Kansas renewal is more nuanced than a simple 'renew online' page suggests. The standard renewal page still frames renewal as an in-person transaction with document review, a vision exam, a new photo, and a new signature, but the state also separately promotes iKan for eligible full 21-plus Kansas driver's licenses and ID cards. Timing matters too. Most drivers can renew up to one year early, but under-21 credentials are different: they expire on the holder's 21st birthday, cannot be renewed before that birthday, and Kansas gives an automatic 45-day driving extension after the 21st birthday. Late renewals get stricter as well, because the handbook says a license expired more than one year requires full vision, written, and driving testing.

Kansas Other Vehicle Registrations

Kansas is one of those states where a broad phrase like other vehicle registrations hides several completely different legal buckets. The county treasurer and Kansas Department of Revenue handle road vehicles, trailers, low-speed vehicles, RV-titled units, and nonhighway title records, while boats are handled by Kansas Department of Wildlife and Parks instead. Kansas also draws sharp lines around trailer weights, around RV-titled versus non-titled camper units, and around golf carts versus true low-speed vehicles. A useful Kansas page needs to make those distinctions visible early.

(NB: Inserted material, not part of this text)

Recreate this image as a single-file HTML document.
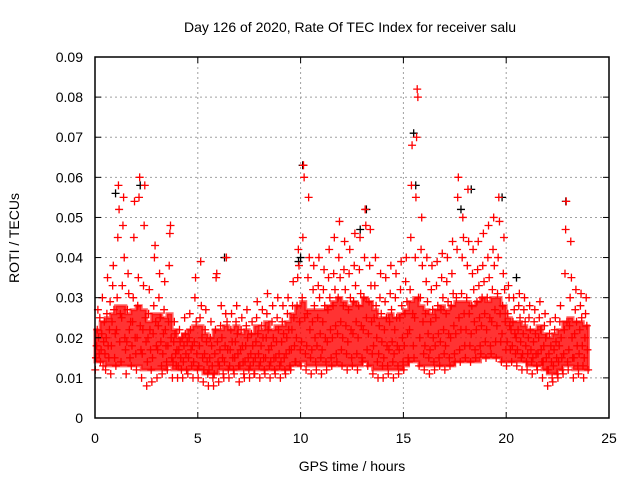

Kansas Registration Renewal

Kansas registration renewal is still a county-treasurer system even when you complete it online. The state says all 105 county treasurers handle registrations, tags, and renewals, while the online lane runs through iKan and requires the PIN or access code from the renewal notice, electronic payment, and an insurance company that participates with the Division of Vehicles. Kansas is also more forgiving than some states if the notice never arrives, because the official FAQ says you can still renew in person with the plate number and proof of insurance and can reprint the renewal or call the state for mail or internet help. The main timing rule is that passenger-vehicle fees are due by the last day of the month in which the plate expires, and late payment adds a $1 penalty for each month or fraction of a month until paid unless the expired vehicle stayed off the road and you file the statutory nonoperation affidavit.

Kansas Suspended License

Kansas suspended-license problems do not clear through one generic DMV payment or one public points page. The practical split is between ordinary moving-violation suspensions, failure-to-comply cases tied to traffic citations, alcohol or drug suspensions and revocations, no-insurance actions, and more serious revocations such as habitual-violator or major-violation cases. Kansas's official materials make several state-specific traps clear: the online status check is only a summary and does not show other-state sanctions, many unpaid-citation cases now start with a 60-day restriction in lieu of suspension, alcohol cases use separate ignition-interlock timelines and fee charts, and SR-22-type filings can trigger or block reinstatement if Kansas does not receive them on time.

Kansas Teen License

Kansas teen licensing is more layered than a generic provisional-license page suggests. The first teen license is a restricted license at age 15, not an unrestricted license. Kansas requires a state-issued instruction permit held for one year, and it does not count out-of-state permits or blue DE-99 permit-slip time toward that clock. A 15-year-old also needs driver education plus 25 supervised hours, while the move into less restricted 16-year-old privileges depends on a 50-hour affidavit with 10 hours at night. After issuance, Kansas still keeps strict driving-purpose, passenger, and wireless-device limits in place until the teen satisfies the next stage or turns 17.

Kansas Title Replacement

Kansas replacement-title requests are straightforward only when the vehicle is lien-free. The current Kansas process uses form TR-720B and a $10 title fee, but the real gate is the lien record: the county treasurer cannot accept a duplicate-title request and the Division of Vehicles will not issue one while a lienholder is still shown on the computer record. Kansas also adds useful operational details that generic pages often miss, including the 10-to-40-day title window for no-lien cases, the requirement to attach the title if it is mutilated or illegible, and the January 1, 2025 rule that a replacement-title transaction filed under a simple power of attorney now needs a copy of the signing owner's driver's license or state ID.

Kansas Title Transfer

Kansas title transfer is a county treasurer process with a much heavier out-of-state inspection requirement than many neighboring states. For an ordinary Kansas-titled sale, the buyer applies through the county treasurer's motor vehicle office where the vehicle is garaged and generally has 60 days to do it before penalty. If the vehicle comes with an out-of-state title or other out-of-state ownership paper, Kansas adds a Highway Patrol VIN inspection on Form MVE-1 before the county filing. The state is also unusually explicit about assignment discipline: buyer and seller signatures depend on how names are joined on the title, and incomplete or blank-title practices are treated as serious problems.

Kansas Traffic Tickets

Kansas traffic tickets do not run through one universal DMV payment system. The first real question is where the case was filed: district court, municipal court, or in some cases a specific local traffic system. Some tickets can be paid without appearing, while others are marked for court and require an appearance. The bigger Kansas-specific twist is what happens when the ticket is ignored. Kansas can suspend driving privileges for failure to appear or failure to respond to a citation, but as of 2025 the state first uses an automatic 60-day restriction in lieu of suspension for many unpaid traffic-citation cases before the license moves into suspension if the case still is not resolved.